Livestock feed investors still trying to corral $$ for Guyana project

The Caribbean Livestock Feed Supply Programme, which is seeking to make the cost of feed cheaper by piloting the growth of raw material within the Caribbean, pitched for financing for research and development at the recent Agriculture Investment Forum.

This programme aims to improve regional food security and livestock product price competitiveness by producing within five years at least 20 per cent of the requirement of Caricom livestock feed mills.

But the programme requires serious feasibility studies to determine whether they would be bankable and viable. Getting funding for research and development is proving difficult, even during the Agriculture Invest-ment Forum, which was designed to match projects with bankers and investors.

Speaking to this newspaper from the Guyana International Conference Centre, Robert Best, Executive Director of the Caribbean Poultry Association and coordinator of the programme said that for now they are looking only at research and development and feasibility studies.

While most of the individual projects are in the R and D stage, the fact that they are being targeted for a captive market valued at over US$200M, supported by technical assistance from international agencies should increase the likelihood of success.

Responding to concerns that the project will displace traditional rice lands, Best said that the rice component of the project will not be done on rice lands.

He said that there are 25 feed mills in the region and they all import their feedstock from the United States. “Corn can be replaced by rice,” he said.

But he added that the rice that the project wants to cultivate needs to be a high yielding variety. “We are trying to grow rice with high yields and of lower costs to be used for feed. We are considering two approaches: growing the ordinary rice and using the broken and degraded portions to make into feed.”

Best explained that though the appearance of the rice grown for feedstock may not be appealing, the nutritional value will be high.

He said that the programme has come up against some differences of opinion with the Guyana Rice Development Board (GRDB) because of the prices of rice. He said that since the price of rice has increased some difficulties have arisen.

Further, Best said that the infrastructure necessary for the implementation of both options for the project is non-existent.
According to Best, the government indicated that the project in Guyana could be given 10,000 acres of land near the MMA–ADA scheme. “We will be looking at three, four and five tonnes an acre,” he said of the yields expected. The average yield per acre of rice land cultivated is two tonnes.

Best said too that the project is looking at cultivating feedstock in the intermediate savannah. The project envisages that by its fifth year, Guyana would have had cultivated 4,000 hectares of rice, 10,000 hectares of sorghum and 2,000 hectares of cassava, all through individual projects.

He said that the project has received very good feedback from Agriculture Minister Robert Persaud who is seeking to find the project technical assistance from Brazil.

Speaking to this newspaper during the forum, Best said that so far the response of the financiers hasn’t been the most receptive and they were still trying to arrange one-on-one meetings with some international financial institutions present. “For these projects to go forward you need money for research and development and the financial institutions need to assist with this,” he said.

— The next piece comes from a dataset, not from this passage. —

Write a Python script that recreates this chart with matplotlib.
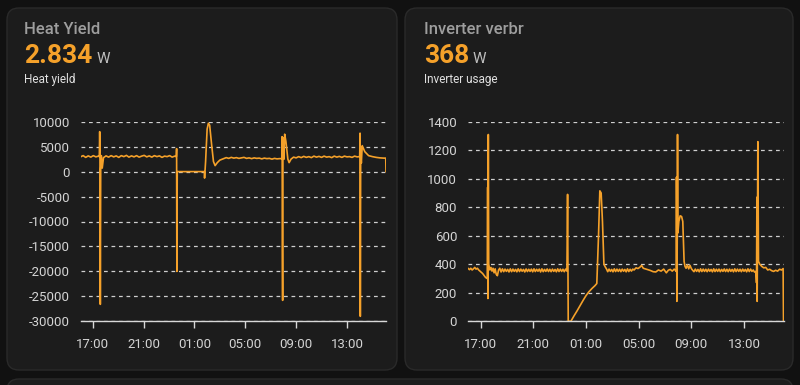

According to a document prepared for the Caricom Livestock Feed Supply Programme Inception Workshop, Caricom produces over US$700M in feedstock per annum and 85 per cent of all raw materials required to produce feed is imported largely from the USA. The remainder is produced in Belize (corn and sorghum), Guyana and Suriname (rice by-product, wheat middling, fat and soya bean.
The document said that over the last two years the feed milling industry has experienced steep and volatile increases in non agricultural commodity such as energy, freight, foreign exchange and labour, and raw material prices.

In 2007, the Caribbean Poultry Association established a public private sector working group to explore possibilities to grow more of the raw materials within the region. The working group developed the Caricom Livestock Feed Supply Programme which received endorsement of the Council for Trade and Economic Development (COTED) in October 2007 and May 2008. Several experimental plots have been established in Guyana (corn, soybean and rice) and Trinidad and Tobago (rice and cassava).